▶ [Task goal]: Write out the listing below without alteration, omitting its pictures.

▶ [Provided material]:

|---|

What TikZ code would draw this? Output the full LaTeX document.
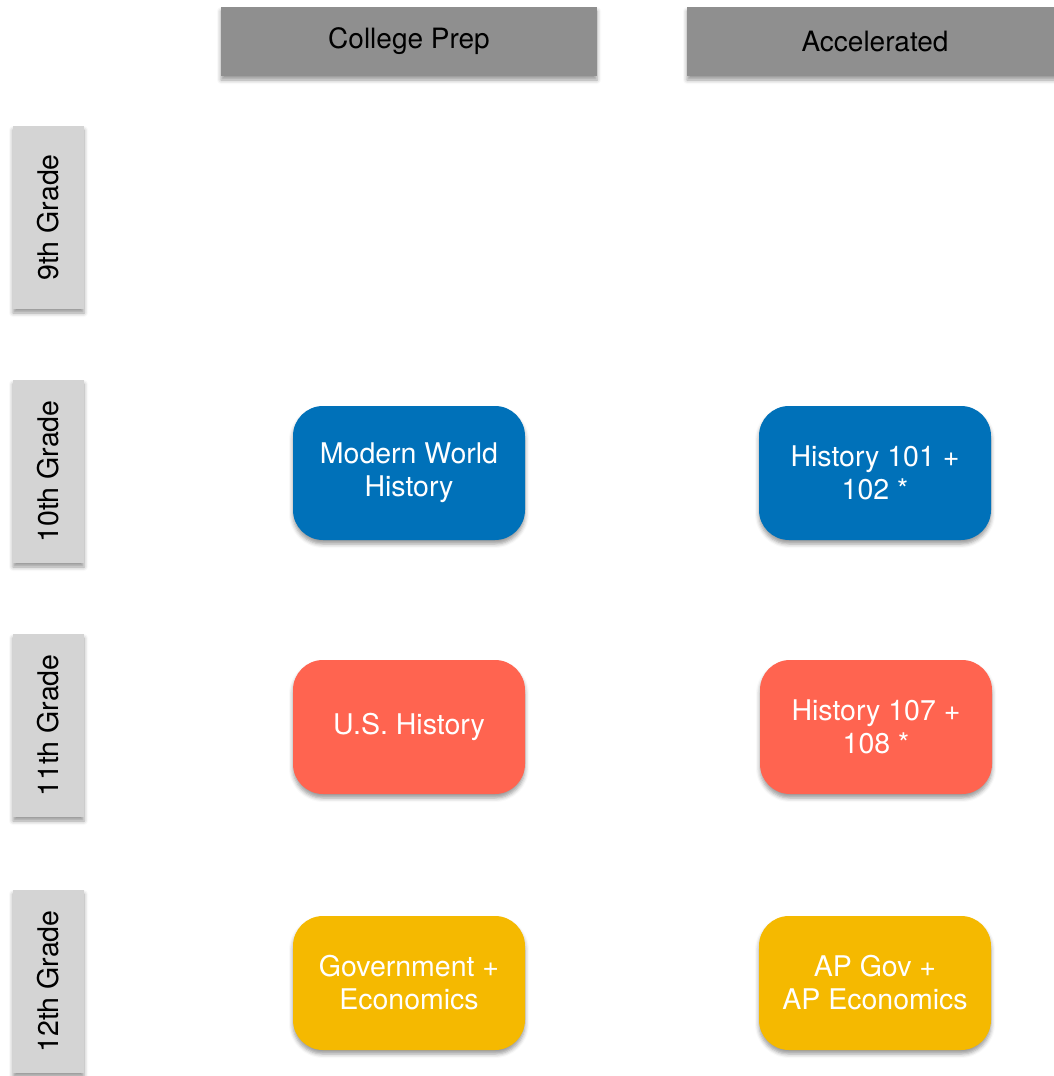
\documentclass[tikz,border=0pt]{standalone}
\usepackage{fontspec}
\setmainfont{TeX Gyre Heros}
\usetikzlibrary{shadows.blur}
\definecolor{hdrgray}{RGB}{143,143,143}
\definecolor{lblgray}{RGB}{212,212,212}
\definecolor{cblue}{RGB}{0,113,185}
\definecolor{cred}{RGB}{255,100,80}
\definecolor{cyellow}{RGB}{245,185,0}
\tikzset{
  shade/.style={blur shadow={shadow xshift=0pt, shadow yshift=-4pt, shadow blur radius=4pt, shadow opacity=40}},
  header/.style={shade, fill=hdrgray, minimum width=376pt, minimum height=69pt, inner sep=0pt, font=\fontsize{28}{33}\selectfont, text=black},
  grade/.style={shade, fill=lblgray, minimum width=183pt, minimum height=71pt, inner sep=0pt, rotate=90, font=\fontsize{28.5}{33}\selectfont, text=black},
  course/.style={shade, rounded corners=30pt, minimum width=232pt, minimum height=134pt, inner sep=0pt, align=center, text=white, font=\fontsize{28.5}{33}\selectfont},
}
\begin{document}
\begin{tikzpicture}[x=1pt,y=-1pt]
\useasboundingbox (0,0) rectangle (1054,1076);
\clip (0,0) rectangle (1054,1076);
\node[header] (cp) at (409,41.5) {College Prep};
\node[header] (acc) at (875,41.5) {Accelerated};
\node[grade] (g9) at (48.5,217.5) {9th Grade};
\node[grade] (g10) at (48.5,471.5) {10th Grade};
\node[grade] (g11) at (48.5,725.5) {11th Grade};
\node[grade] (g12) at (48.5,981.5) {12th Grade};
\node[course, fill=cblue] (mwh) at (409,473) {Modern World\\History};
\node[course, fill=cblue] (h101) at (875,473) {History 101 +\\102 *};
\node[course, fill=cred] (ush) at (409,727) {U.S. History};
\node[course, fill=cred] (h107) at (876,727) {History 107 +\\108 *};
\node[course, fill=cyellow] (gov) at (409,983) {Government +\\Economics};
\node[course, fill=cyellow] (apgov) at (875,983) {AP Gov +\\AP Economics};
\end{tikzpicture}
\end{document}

|---|

▶ [Response]:
What TikZ code would draw this? Output the full LaTeX document.
\documentclass[tikz,border=0pt]{standalone}
\usepackage{fontspec}
\setmainfont{TeX Gyre Heros}
\usetikzlibrary{shadows.blur}
\definecolor{hdrgray}{RGB}{143,143,143}
\definecolor{lblgray}{RGB}{212,212,212}
\definecolor{cblue}{RGB}{0,113,185}
\definecolor{cred}{RGB}{255,100,80}
\definecolor{cyellow}{RGB}{245,185,0}
\tikzset{
  shade/.style={blur shadow={shadow xshift=0pt, shadow yshift=-4pt, shadow blur radius=4pt, shadow opacity=40}},
  header/.style={shade, fill=hdrgray, minimum width=376pt, minimum height=69pt, inner sep=0pt, font=\fontsize{28}{33}\selectfont, text=black},
  grade/.style={shade, fill=lblgray, minimum width=183pt, minimum height=71pt, inner sep=0pt, rotate=90, font=\fontsize{28.5}{33}\selectfont, text=black},
  course/.style={shade, rounded corners=30pt, minimum width=232pt, minimum height=134pt, inner sep=0pt, align=center, text=white, font=\fontsize{28.5}{33}\selectfont},
}
\begin{document}
\begin{tikzpicture}[x=1pt,y=-1pt]
\useasboundingbox (0,0) rectangle (1054,1076);
\clip (0,0) rectangle (1054,1076);
\node[header] (cp) at (409,41.5) {College Prep};
\node[header] (acc) at (875,41.5) {Accelerated};
\node[grade] (g9) at (48.5,217.5) {9th Grade};
\node[grade] (g10) at (48.5,471.5) {10th Grade};
\node[grade] (g11) at (48.5,725.5) {11th Grade};
\node[grade] (g12) at (48.5,981.5) {12th Grade};
\node[course, fill=cblue] (mwh) at (409,473) {Modern World\\History};
\node[course, fill=cblue] (h101) at (875,473) {History 101 +\\102 *};
\node[course, fill=cred] (ush) at (409,727) {U.S. History};
\node[course, fill=cred] (h107) at (876,727) {History 107 +\\108 *};
\node[course, fill=cyellow] (gov) at (409,983) {Government +\\Economics};
\node[course, fill=cyellow] (apgov) at (875,983) {AP Gov +\\AP Economics};
\end{tikzpicture}
\end{document}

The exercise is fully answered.